Excerpted from SUPER BOWL GOLD: 50 Years of The Big Game.
Careers can be defined by a Super Bowl performance--not just for players, or halftime entertainers, but also for the actors in the game's much-anticipated commercials. Consider the case of Jesse Heiman, whose face is more familiar than his name. Nerdy and decidedly plump, he has appeared in scores of movies and TV shows as an extra.
But Heiman's fame soared during Super Bowl XLVII, when he was featured in a GoDaddy ad making out with supermodel Bar Refaeli, supporting the company's "where smart meets sexy" campaign. The next day Heiman logged on to Yahoo! and saw himself and Refaeli on the front page. A documentary crew began following Heiman around to see if the Super Bowl spot could propel him into the showbiz foreground. He even landed his first starring role, in a short film. "What people remember from that game," Heiman says, "are the lights going out [in the Superdome] and me."
Companies spend so much on Super Bowl ads chasing the same hope: that after the game, people will be talking about them. That's why advertisers go all out, pulling stunts to grab viewers' attention. By going for the big score, they increase the sense that the Super Bowl is a special occasion.
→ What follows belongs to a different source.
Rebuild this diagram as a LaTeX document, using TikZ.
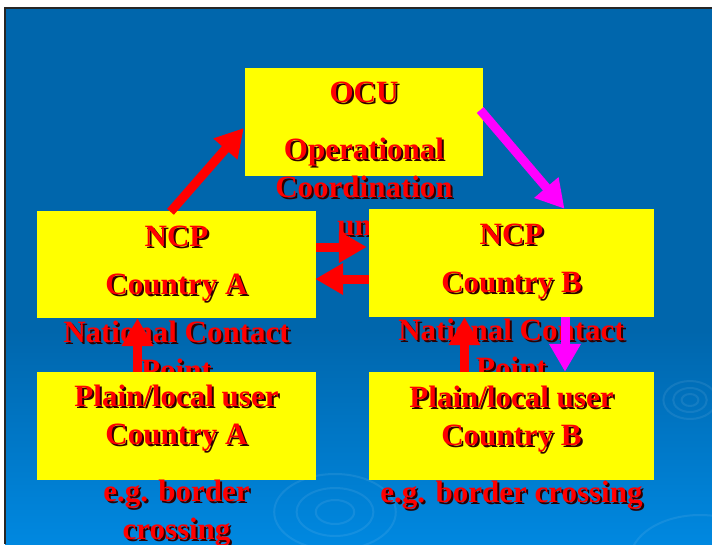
\documentclass[tikz,border=0pt]{standalone}
\usepackage{fontspec}
\setmainfont{Liberation Serif}
\usetikzlibrary{calc,arrows.meta}
\definecolor{slidetop}{RGB}{0,102,172}
\definecolor{slidebot}{RGB}{0,136,224}
\definecolor{boxyellow}{RGB}{255,255,0}
\definecolor{txtred}{RGB}{255,0,0}
\definecolor{lnkmag}{RGB}{255,0,255}
\definecolor{shadowc}{RGB}{45,0,0}
% red text with a dark drop shadow
\newcommand{\sh}[1]{\rlap{\kern2pt\raisebox{-2pt}{\color{shadowc}#1}}#1}
\tikzset{
  panel/.style   = {fill=boxyellow, inner sep=0pt, minimum height=108pt},
  boxtext/.style = {text=txtred, font=\fontsize{31}{38}\selectfont\bfseries,
                    align=center, inner sep=0pt, anchor=base},
  redlink/.style = {draw=txtred, line width=9pt, -{Triangle[length=28pt,width=30pt]}},
  maglink/.style = {draw=lnkmag, line width=9pt, -{Triangle[length=28pt,width=30pt]}},
  ripple/.style  = {draw=white, opacity=0.08, line width=2pt},
}

\begin{document}
\begin{tikzpicture}[x=1pt, y=-1pt]
\useasboundingbox (0,0) rectangle (712,544);
\clip (0,0) rectangle (712,544);
% slide background
\fill[white] (0,0) rectangle (712,544);
\fill[slidetop] (5,8) rectangle (712,330);
\shade[top color=slidetop, bottom color=slidebot] (5,330) rectangle (712,544);
\draw[black!85, line width=2pt] (5,544) -- (5,8) -- (712,8);
% ripples
\foreach \r in {12,24,38} {
  \draw[ripple] (335,512) ellipse ({1.6*\r} and {\r});
  \draw[ripple] (690,400) ellipse ({1.4*\r/2} and {\r/2});
}
\draw[ripple] (700,560) ellipse (70 and 45);
% OCU (base = last line)
\node[panel, minimum width=238pt] (ocu) at (364,122) {};
\node[boxtext] (ocuTxt) at (364,235)
  {\sh{OCU}\\[19pt]\sh{Operational}\\\sh{Coordination}\\\sh{unit}};
% NCP row
\node[panel, minimum width=279pt, minimum height=107pt] (ncpA) at (176.5,264.5) {};
\node[boxtext] (ncpATxt) at (176.5,380)
  {\sh{NCP}\\[10pt]\sh{Country A}\\[10pt]\sh{National Contact}\\\sh{Point}};
\node[panel, minimum width=285pt] (ncpB) at (511.5,263) {};
\node[boxtext] (ncpBTxt) at (511.5,378)
  {\sh{NCP}\\[10pt]\sh{Country B}\\[10pt]\sh{National Contact}\\\sh{Point}};
% local users
\node[panel, minimum width=279pt] (userA) at (176.5,426) {};
\node[boxtext] (userATxt) at (176.5,539)
  {\sh{Plain/local user}\\\sh{Country A}\\[19pt]\sh{e.g. border}\\\sh{crossing}};
\node[panel, minimum width=285pt] (userB) at (511.5,426) {};
\node[boxtext] (userBTxt) at (511.5,502)
  {\sh{Plain/local user}\\\sh{Country B}\\[19pt]\sh{e.g. border crossing}};
% links
\draw[redlink] ($(ncpA.north)+(-6,1)$) -- ($(ocu.west)+(-1,6)$);
\draw[maglink] ($(ocu.east)+(-3,-12)$) -- ($(ncpB.north)+(53,0)$);
\draw[redlink] ($(ncpA.east)+(0,-17.5)$) -- ($(ncpB.west)+(-2,-16)$);
\draw[redlink] ($(ncpB.west)+(0,16)$) -- ($(ncpA.east)+(-1,14.5)$);
\draw[redlink] ($(userA.north)+(-39,0)$) -- ($(ncpA.south)+(-39,0)$);
\draw[redlink] ($(userB.north)+(-47,0)$) -- ($(ncpB.south)+(-47,0)$);
\draw[maglink] ($(ncpB.south)+(53.5,0)$) -- ($(userB.north)+(53.5,0)$);
\end{tikzpicture}
\end{document}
In the early years Super Bowl ads weren't much different from others, though some did prove memorable. In 1974 Master Lock ran its classic spot in which a marksman pierces the body of a lock with a bullet. (Master Lock appeared in 21 Super Bowls.) Six years later Joe Greene's "Hey kid, catch" ad for Coca-Cola appeared during Super Bowl XIV.
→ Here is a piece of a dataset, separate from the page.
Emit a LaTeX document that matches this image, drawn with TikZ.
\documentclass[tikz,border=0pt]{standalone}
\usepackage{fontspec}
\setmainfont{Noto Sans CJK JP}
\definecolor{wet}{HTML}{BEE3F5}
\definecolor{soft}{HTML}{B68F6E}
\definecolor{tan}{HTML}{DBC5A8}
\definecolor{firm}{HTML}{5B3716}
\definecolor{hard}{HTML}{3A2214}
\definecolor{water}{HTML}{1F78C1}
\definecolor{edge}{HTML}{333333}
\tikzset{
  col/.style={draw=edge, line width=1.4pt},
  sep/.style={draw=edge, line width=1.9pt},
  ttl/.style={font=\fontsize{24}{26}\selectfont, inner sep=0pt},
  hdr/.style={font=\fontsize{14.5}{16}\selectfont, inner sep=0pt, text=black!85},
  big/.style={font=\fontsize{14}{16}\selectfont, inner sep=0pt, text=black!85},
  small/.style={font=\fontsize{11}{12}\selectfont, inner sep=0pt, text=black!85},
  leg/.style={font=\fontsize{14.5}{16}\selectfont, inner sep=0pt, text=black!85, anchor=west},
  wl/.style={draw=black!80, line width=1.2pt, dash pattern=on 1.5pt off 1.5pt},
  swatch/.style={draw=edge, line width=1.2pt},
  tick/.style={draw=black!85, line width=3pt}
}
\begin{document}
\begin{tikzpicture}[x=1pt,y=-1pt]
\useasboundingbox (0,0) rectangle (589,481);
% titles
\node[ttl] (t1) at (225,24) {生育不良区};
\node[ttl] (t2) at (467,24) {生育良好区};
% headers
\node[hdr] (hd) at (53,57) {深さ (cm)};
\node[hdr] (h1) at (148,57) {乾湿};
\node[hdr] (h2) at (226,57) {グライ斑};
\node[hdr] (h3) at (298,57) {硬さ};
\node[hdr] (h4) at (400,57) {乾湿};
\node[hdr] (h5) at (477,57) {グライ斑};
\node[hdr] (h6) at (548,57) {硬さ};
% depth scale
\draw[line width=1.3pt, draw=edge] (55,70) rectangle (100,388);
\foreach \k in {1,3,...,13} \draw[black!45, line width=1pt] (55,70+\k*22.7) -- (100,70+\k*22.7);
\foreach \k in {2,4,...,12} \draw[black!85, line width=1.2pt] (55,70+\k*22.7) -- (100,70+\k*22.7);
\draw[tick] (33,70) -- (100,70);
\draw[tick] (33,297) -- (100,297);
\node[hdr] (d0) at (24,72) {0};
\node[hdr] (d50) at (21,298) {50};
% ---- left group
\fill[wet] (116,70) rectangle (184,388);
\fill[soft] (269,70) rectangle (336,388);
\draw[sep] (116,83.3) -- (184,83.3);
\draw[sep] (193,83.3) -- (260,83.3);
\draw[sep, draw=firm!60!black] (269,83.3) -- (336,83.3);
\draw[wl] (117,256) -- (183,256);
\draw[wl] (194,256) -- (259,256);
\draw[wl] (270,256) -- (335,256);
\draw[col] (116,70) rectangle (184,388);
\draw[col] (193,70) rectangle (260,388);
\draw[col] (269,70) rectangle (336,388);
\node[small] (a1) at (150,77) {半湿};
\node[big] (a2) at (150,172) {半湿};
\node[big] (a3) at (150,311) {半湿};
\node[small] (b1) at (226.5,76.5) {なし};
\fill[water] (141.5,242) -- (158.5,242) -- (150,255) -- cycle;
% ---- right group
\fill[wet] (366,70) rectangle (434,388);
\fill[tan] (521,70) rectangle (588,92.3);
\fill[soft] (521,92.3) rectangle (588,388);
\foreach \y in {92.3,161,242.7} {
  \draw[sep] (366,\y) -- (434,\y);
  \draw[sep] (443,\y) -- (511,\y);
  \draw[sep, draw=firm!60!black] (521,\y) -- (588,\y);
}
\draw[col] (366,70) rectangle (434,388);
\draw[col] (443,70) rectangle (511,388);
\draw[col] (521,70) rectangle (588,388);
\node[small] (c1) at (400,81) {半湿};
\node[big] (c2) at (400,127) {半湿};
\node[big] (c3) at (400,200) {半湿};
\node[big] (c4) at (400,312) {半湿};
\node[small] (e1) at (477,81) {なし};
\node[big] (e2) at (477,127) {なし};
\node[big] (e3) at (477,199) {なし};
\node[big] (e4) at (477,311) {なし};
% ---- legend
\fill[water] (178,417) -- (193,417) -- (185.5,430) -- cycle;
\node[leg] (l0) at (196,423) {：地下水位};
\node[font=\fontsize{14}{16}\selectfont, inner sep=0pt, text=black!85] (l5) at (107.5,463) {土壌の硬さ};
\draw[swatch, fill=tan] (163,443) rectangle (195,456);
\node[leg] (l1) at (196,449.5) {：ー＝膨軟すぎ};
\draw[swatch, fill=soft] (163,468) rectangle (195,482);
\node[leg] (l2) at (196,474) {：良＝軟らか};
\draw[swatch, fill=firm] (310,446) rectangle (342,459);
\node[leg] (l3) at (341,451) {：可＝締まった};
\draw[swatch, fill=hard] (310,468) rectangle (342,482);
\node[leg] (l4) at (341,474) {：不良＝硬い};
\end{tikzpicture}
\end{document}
The modern phenomenon of the Super Bowl ad traces to 1984, when Apple aired a 60-second spot titled "1984" that was more short movie than traditional ad. It re-created the atmosphere of George Orwell's book and only mentioned the upcoming launch of the Macintosh computer at the end, with the promise "You'll see why 1984 won't be like 1984." People in the ad game viewed "1984" as a watershed. "The industry was moving to a very fast, 15-second kind of world," says Peter Daboll, CEO of Ace Metrix, which measures the effectiveness of video advertising. "That ad was the start of the story-telling genre."
The appeal of the long advertisement rose even as those Super Bowl seconds became ever more expensive. In 1967, a 30-second spot cost $42,000-about $300,000 in today's dollars. For the 2016 Super Bowl, a 30-second spot will cost a record $5 million. Networks can charge advertisers so much because the Super Bowl provides an extreme version of what sports offer--a television program that is watched by a large audience at the same time.